*RAW RECORDS*.
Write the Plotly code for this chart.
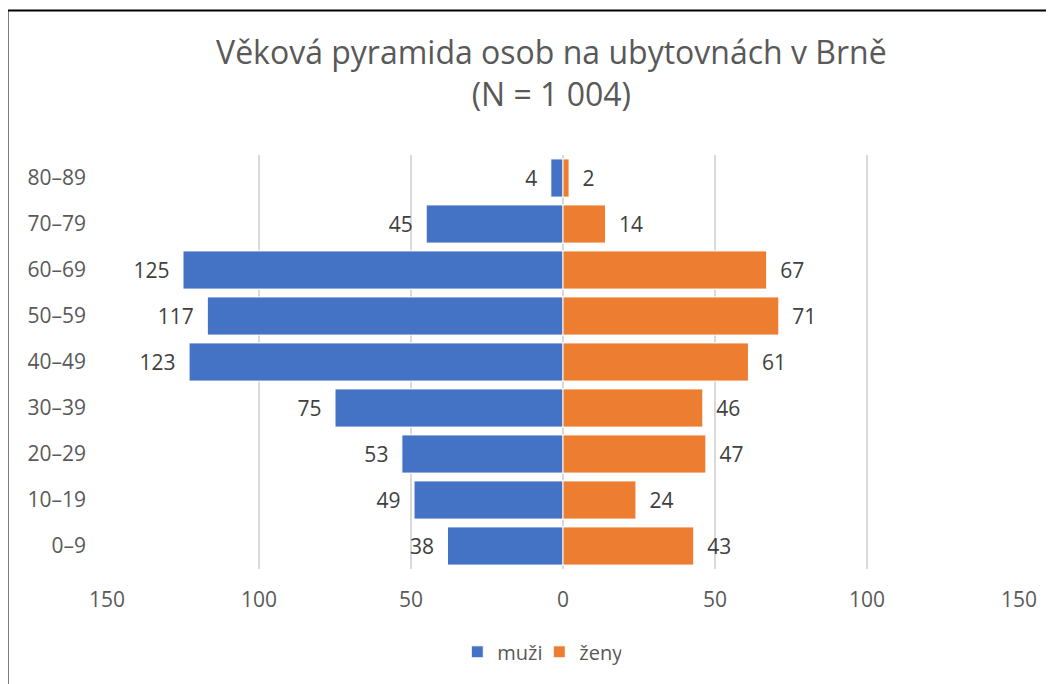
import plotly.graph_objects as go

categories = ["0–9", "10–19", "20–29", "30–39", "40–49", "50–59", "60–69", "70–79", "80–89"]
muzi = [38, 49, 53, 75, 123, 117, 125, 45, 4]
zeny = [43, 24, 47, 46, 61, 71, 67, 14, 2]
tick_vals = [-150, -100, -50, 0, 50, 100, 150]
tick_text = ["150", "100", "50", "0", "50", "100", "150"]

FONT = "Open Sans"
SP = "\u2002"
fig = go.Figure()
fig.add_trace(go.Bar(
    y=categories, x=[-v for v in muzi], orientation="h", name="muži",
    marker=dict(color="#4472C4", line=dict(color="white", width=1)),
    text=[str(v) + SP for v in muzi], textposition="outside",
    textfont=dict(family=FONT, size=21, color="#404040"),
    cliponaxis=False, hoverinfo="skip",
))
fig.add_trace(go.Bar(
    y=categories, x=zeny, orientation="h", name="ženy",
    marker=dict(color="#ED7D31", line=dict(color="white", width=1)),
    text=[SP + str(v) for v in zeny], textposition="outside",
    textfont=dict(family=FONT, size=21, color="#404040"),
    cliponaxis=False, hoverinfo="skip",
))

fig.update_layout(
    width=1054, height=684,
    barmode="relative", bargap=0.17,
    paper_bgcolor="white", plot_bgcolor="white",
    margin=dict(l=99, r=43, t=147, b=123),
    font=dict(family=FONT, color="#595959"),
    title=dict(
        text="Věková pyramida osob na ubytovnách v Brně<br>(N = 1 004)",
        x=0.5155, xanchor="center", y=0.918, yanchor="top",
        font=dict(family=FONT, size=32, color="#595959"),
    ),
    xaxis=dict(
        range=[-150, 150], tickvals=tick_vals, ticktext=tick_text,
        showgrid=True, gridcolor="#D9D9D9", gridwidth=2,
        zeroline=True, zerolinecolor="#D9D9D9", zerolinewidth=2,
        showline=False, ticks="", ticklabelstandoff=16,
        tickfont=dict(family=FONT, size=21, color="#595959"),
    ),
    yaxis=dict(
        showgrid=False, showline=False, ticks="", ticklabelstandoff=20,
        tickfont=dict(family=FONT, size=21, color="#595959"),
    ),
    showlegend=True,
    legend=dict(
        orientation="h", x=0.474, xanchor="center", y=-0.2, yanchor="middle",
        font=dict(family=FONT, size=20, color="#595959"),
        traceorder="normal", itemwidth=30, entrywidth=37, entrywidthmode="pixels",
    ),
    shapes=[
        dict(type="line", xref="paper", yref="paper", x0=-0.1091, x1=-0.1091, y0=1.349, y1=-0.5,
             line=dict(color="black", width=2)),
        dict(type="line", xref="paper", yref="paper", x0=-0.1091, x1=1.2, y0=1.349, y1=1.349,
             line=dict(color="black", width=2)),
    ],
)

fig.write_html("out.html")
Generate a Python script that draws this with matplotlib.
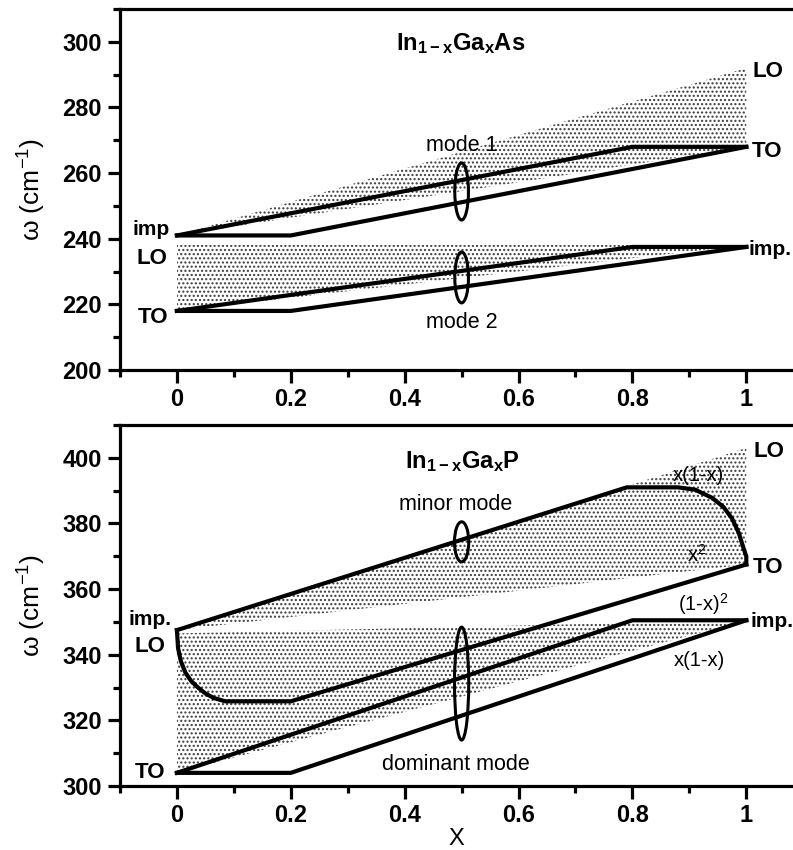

*WRITTEN EXERCISE*. Copy out the whole listing exactly, and don't carry over any pictures.

*EXERCISE OUTPUT*.
Write the Plotly code for this chart.
import plotly.graph_objects as go

categories = ["0–9", "10–19", "20–29", "30–39", "40–49", "50–59", "60–69", "70–79", "80–89"]
muzi = [38, 49, 53, 75, 123, 117, 125, 45, 4]
zeny = [43, 24, 47, 46, 61, 71, 67, 14, 2]
tick_vals = [-150, -100, -50, 0, 50, 100, 150]
tick_text = ["150", "100", "50", "0", "50", "100", "150"]

FONT = "Open Sans"
SP = "\u2002"
fig = go.Figure()
fig.add_trace(go.Bar(
    y=categories, x=[-v for v in muzi], orientation="h", name="muži",
    marker=dict(color="#4472C4", line=dict(color="white", width=1)),
    text=[str(v) + SP for v in muzi], textposition="outside",
    textfont=dict(family=FONT, size=21, color="#404040"),
    cliponaxis=False, hoverinfo="skip",
))
fig.add_trace(go.Bar(
    y=categories, x=zeny, orientation="h", name="ženy",
    marker=dict(color="#ED7D31", line=dict(color="white", width=1)),
    text=[SP + str(v) for v in zeny], textposition="outside",
    textfont=dict(family=FONT, size=21, color="#404040"),
    cliponaxis=False, hoverinfo="skip",
))

fig.update_layout(
    width=1054, height=684,
    barmode="relative", bargap=0.17,
    paper_bgcolor="white", plot_bgcolor="white",
    margin=dict(l=99, r=43, t=147, b=123),
    font=dict(family=FONT, color="#595959"),
    title=dict(
        text="Věková pyramida osob na ubytovnách v Brně<br>(N = 1 004)",
        x=0.5155, xanchor="center", y=0.918, yanchor="top",
        font=dict(family=FONT, size=32, color="#595959"),
    ),
    xaxis=dict(
        range=[-150, 150], tickvals=tick_vals, ticktext=tick_text,
        showgrid=True, gridcolor="#D9D9D9", gridwidth=2,
        zeroline=True, zerolinecolor="#D9D9D9", zerolinewidth=2,
        showline=False, ticks="", ticklabelstandoff=16,
        tickfont=dict(family=FONT, size=21, color="#595959"),
    ),
    yaxis=dict(
        showgrid=False, showline=False, ticks="", ticklabelstandoff=20,
        tickfont=dict(family=FONT, size=21, color="#595959"),
    ),
    showlegend=True,
    legend=dict(
        orientation="h", x=0.474, xanchor="center", y=-0.2, yanchor="middle",
        font=dict(family=FONT, size=20, color="#595959"),
        traceorder="normal", itemwidth=30, entrywidth=37, entrywidthmode="pixels",
    ),
    shapes=[
        dict(type="line", xref="paper", yref="paper", x0=-0.1091, x1=-0.1091, y0=1.349, y1=-0.5,
             line=dict(color="black", width=2)),
        dict(type="line", xref="paper", yref="paper", x0=-0.1091, x1=1.2, y0=1.349, y1=1.349,
             line=dict(color="black", width=2)),
    ],
)

fig.write_html("out.html")
Generate a Python script that draws this with matplotlib.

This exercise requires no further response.